Thanks for spelling this out, Vasco — yes, that’s a fair clarification.
When we say that pain intensities are defined as “absolute” in WFF, this is meant in a conceptual and operational sense within a shared intensity vocabulary, not as a claim that no interspecific adjustments are needed in practice. The statement you quote is explicitly conditional (“if shrimps were capable of experiencing Excruciating pain”) and is held as a temporary, simplifying assumption to allow measurement of time spent in different intensity categories, while recognizing that the true placement of experiences on an absolute scale across taxa remains an open scientific problem.
At a personal scientific level, I find it very implausible that the affective capacity of a shrimp and that of a human are comparable.
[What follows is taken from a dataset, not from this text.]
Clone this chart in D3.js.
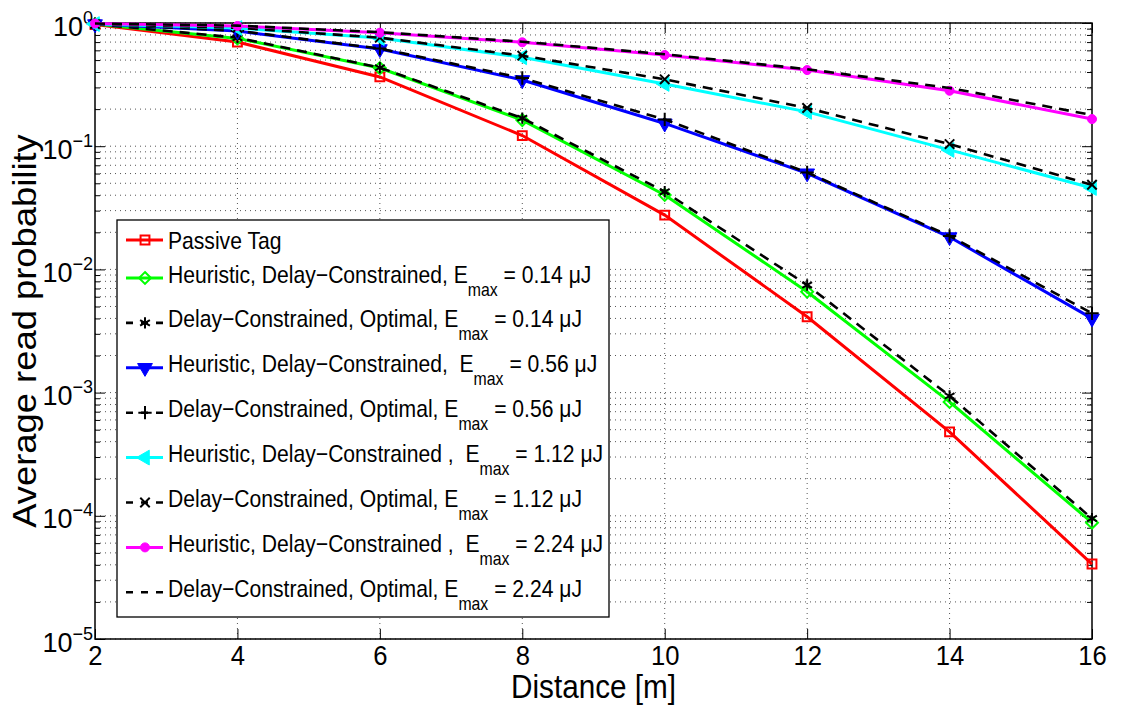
<!DOCTYPE html>
<html>
<head>
<meta charset="utf-8">
<script src="https://cdn.jsdelivr.net/npm/d3@7"></script>
<style>
  body { margin: 0; background: #fff; }
  text { font-family: "Liberation Sans", Arial, Helvetica, sans-serif; fill: #000; white-space: pre; }
</style>
</head>
<body>
<svg id="chart" width="1122" height="720"></svg>
<script>
// Data
const distances = [2, 4, 6, 8, 10, 12, 14, 16];

const passiveTag   = [0.97, 0.70, 0.365, 0.122, 0.0276, 0.00413, 0.00048, 0.0000406];
const heur014      = [0.98, 0.75, 0.431, 0.163, 0.0402, 0.00659, 0.00084, 0.000088];
const opt014       = [0.98, 0.76, 0.434, 0.169, 0.0427, 0.00747, 0.00094, 0.000095];
const heur056      = [0.98, 0.86, 0.615, 0.345, 0.153, 0.0603, 0.0183, 0.0040];
const opt056       = [0.98, 0.865, 0.62, 0.358, 0.165, 0.0612, 0.0187, 0.0044];
const heur112      = [0.98, 0.91, 0.755, 0.527, 0.32, 0.19, 0.0933, 0.0458];
const opt112       = [0.98, 0.915, 0.76, 0.543, 0.349, 0.204, 0.104, 0.0486];
const heur224      = [0.99, 0.946, 0.834, 0.697, 0.55, 0.415, 0.282, 0.166];
const opt224       = [0.99, 0.952, 0.842, 0.705, 0.558, 0.422, 0.297, 0.179];

const legendMain = [
  "Passive Tag",
  "Heuristic, Delay\u2212Constrained, E",
  "Delay\u2212Constrained, Optimal, E",
  "Heuristic, Delay\u2212Constrained,  E",
  "Delay\u2212Constrained, Optimal, E",
  "Heuristic, Delay\u2212Constrained ,  E",
  "Delay\u2212Constrained, Optimal, E",
  "Heuristic, Delay\u2212Constrained ,  E",
  "Delay\u2212Constrained, Optimal, E"
];
const legendValue = [null, "0.14", "0.14", "0.56", "0.56", "1.12", "1.12", "2.24", "2.24"];

const yDecades = [1e-5, 1e-4, 1e-3, 1e-2, 1e-1, 1];
const yExponents = ["\u22125", "\u22124", "\u22123", "\u22122", "\u22121", "0"];

// series styles (MATLAB plot order)
const series = [
  { values: passiveTag, color: "#ff0000", dash: null, marker: d3.symbolSquare2, size: 100, fill: false },
  { values: heur014, color: "#00ff00", dash: null, marker: d3.symbolDiamond2, size: 90, fill: false },
  { values: opt014, color: "#000", dash: "10,7", marker: d3.symbolAsterisk, size: 90, fill: false },
  { values: heur056, color: "#0000ff", dash: null, marker: d3.symbolTriangle, size: 95, fill: true, rot: 180 },
  { values: opt056, color: "#000", dash: "10,7", marker: d3.symbolPlus, size: 60, fill: false },
  { values: heur112, color: "#00ffff", dash: null, marker: d3.symbolTriangle, size: 95, fill: true, rot: -90 },
  { values: opt112, color: "#000", dash: "10,7", marker: d3.symbolTimes, size: 60, fill: false },
  { values: heur224, color: "#ff00ff", dash: null, marker: d3.symbolCircle, size: 64, fill: true },
  { values: opt224, color: "#000", dash: "10,7", marker: null }
];

const svg = d3.select("#chart");
const margin = { top: 23, right: 30, bottom: 81, left: 95 };
const width = +svg.attr("width") - margin.left - margin.right;
const height = +svg.attr("height") - margin.top - margin.bottom;

const chart = svg.append("g").attr("transform", `translate(${margin.left},${margin.top})`);

const x = d3.scaleLinear().domain([2, 16]).range([0, width]);
const y = d3.scaleLog().domain([1e-5, 1]).range([height, 0]);

// grid
const grid = chart.append("g")
  .attr("stroke", "#555").attr("stroke-width", 1).attr("stroke-dasharray", "1,4");
grid.selectAll(".hg").data(y.ticks()).enter().append("line")
  .attr("x1", 0).attr("x2", width)
  .attr("y1", d => y(d)).attr("y2", d => y(d));
grid.selectAll(".vg").data(distances.slice(1, -1)).enter().append("line")
  .attr("y1", 0).attr("y2", height)
  .attr("x1", d => x(d)).attr("x2", d => x(d));

// axes (ticks inside)
const xAxis = chart.append("g")
  .attr("transform", `translate(0,${height})`)
  .call(d3.axisBottom(x).tickValues(distances).tickSizeInner(-10).tickSizeOuter(0).tickPadding(7));
xAxis.selectAll("text").attr("font-size", 27).attr("transform", "scale(0.95,1)");

chart.append("g")
  .call(d3.axisTop(x).tickValues(distances).tickSizeInner(-10).tickSizeOuter(0).tickFormat(""));

const yAxis = chart.append("g")
  .call(d3.axisLeft(y).tickValues(yDecades).tickSizeInner(-10).tickSizeOuter(0).tickPadding(2).tickFormat(""));
yAxis.selectAll(".tick text").each(function (d, i) {
  const t = d3.select(this).attr("dy", null).attr("y", 12);
  t.append("tspan").attr("font-size", 27).text("10");
  t.append("tspan").attr("font-size", 18).attr("dy", -12).text(yExponents[i]);
});
const minors = y.ticks().filter(v => !yDecades.includes(v));
chart.append("g")
  .call(d3.axisLeft(y).tickValues(minors).tickSizeInner(-5).tickSizeOuter(0).tickFormat(""));
chart.append("g").attr("transform", `translate(${width},0)`)
  .call(d3.axisRight(y).tickValues(yDecades).tickSizeInner(-10).tickSizeOuter(0).tickFormat(""));
chart.append("g").attr("transform", `translate(${width},0)`)
  .call(d3.axisRight(y).tickValues(minors).tickSizeInner(-5).tickSizeOuter(0).tickFormat(""));

chart.selectAll(".domain").remove();
chart.selectAll(".tick line").attr("stroke", "#000").attr("stroke-width", 1);

// box
chart.append("rect")
  .attr("width", width).attr("height", height)
  .attr("fill", "none").attr("stroke", "#000").attr("stroke-width", 1.5);

// lines + markers
const line = d3.line().x(d => x(d.d)).y(d => y(d.v));

function drawMarker(sel, s) {
  sel.attr("d", d3.symbol().type(s.marker).size(s.size))
    .attr("fill", s.fill ? s.color : "none")
    .attr("stroke", s.color)
    .attr("stroke-width", s.fill ? 1 : 2);
}

series.forEach(s => {
  const pts = distances.map((d, i) => ({ d: d, v: s.values[i] }));
  chart.append("path")
    .datum(pts)
    .attr("fill", "none")
    .attr("stroke", s.color)
    .attr("stroke-width", s.dash ? 2.6 : 3)
    .attr("stroke-dasharray", s.dash)
    .attr("d", line);
  if (s.marker) {
    chart.selectAll(null).data(pts).enter().append("path")
      .attr("transform", d => `translate(${x(d.d)},${y(d.v)}) rotate(${s.rot || 0})`)
      .call(drawMarker, s);
  }
});

// labels
svg.append("text")
  .attr("transform", `translate(${margin.left + width / 2},698) scale(0.9,1)`)
  .attr("text-anchor", "middle")
  .attr("font-size", 33)
  .text("Distance [m]");

svg.append("text")
  .attr("transform", `translate(36,${margin.top + height / 2}) rotate(-90) scale(1.07,1)`)
  .attr("text-anchor", "middle")
  .attr("font-size", 34)
  .text("Average read probability");

// legend
const legend = svg.append("g");
legend.append("rect")
  .attr("x", 117).attr("y", 220).attr("width", 492).attr("height", 397)
  .attr("fill", "#fff").attr("stroke", "#000").attr("stroke-width", 1.3);

series.forEach((s, i) => {
  const cy = i === 0 ? 240 : 274 + 44.9 * (i - 1);
  const ly = i === 0 ? cy : cy + 4;
  const row = legend.append("g");
  row.append("line")
    .attr("x1", 126).attr("x2", 163).attr("y1", ly).attr("y2", ly)
    .attr("stroke", s.color)
    .attr("stroke-width", s.dash ? 2.6 : 3)
    .attr("stroke-dasharray", s.dash ? "7,8" : null);
  if (s.marker) {
    row.append("path")
      .attr("transform", `translate(145,${ly}) rotate(${s.rot || 0})`)
      .call(drawMarker, s);
  }
  const t = row.append("text")
    .attr("transform", `translate(168,${cy + 8.5}) scale(0.88,1)`)
    .attr("font-size", 24);
  t.append("tspan").text(legendMain[i]);
  if (legendValue[i]) {
    t.append("tspan").attr("font-size", 18).attr("dy", 13).text("max");
    t.append("tspan").attr("dy", -13).text(` = ${legendValue[i]} \u03bcJ`);
  }
});
</script>
</body>
</html>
However, because this remains an unresolved empirical question, the framework itself is intentionally agnostic and requires that any interspecific adjustments be made explicitly and post-quantification, rather than being implicitly embedded in the core estimates.
Thanks, Becca — really glad you took a look and liked it.
On your point about how this relates to certifications and similar tools: we see this as strongly complementary to them, not an alternative. When Welfare Footprint estimates become available, our hope is that they’ll be usable in many different ways by different stakeholders — including certification initiatives themselves — rather than being tied to a single interface or application.
This app is best understood as an early exploratory step: a way of seeing how people actually engage with welfare information, what resonates or causes confusion, and how different framings influence choices. We hope these insights can be useful not just for us, but for anyone thinking about how WFF-style estimates might be effectively deployed beyond a single app.